TASK PROMPT — Will you return, word for word, only the lines from the top of the data below down to and including the one with "import pandas as pd"?

SUPPLIED INFORMATION —
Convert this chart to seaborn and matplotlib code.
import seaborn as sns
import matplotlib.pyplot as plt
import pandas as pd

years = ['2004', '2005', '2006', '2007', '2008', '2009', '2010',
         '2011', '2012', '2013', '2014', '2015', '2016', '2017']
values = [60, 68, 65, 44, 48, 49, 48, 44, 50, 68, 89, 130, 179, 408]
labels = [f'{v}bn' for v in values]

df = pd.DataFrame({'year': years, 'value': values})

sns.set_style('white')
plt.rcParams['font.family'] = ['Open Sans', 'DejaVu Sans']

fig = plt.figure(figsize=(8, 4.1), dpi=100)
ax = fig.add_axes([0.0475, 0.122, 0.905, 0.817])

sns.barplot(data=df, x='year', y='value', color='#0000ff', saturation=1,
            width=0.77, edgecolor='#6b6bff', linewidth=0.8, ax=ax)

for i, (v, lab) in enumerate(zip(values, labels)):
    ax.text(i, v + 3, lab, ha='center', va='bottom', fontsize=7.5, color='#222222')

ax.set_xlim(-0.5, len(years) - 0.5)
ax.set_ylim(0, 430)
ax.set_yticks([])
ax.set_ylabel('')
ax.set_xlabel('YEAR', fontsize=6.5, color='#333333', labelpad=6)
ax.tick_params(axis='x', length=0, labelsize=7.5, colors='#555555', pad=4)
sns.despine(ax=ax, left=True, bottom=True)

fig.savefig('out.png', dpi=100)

SOLUTION TO THIS EXERCISE —
Convert this chart to seaborn and matplotlib code.
import seaborn as sns
import matplotlib.pyplot as plt
import pandas as pd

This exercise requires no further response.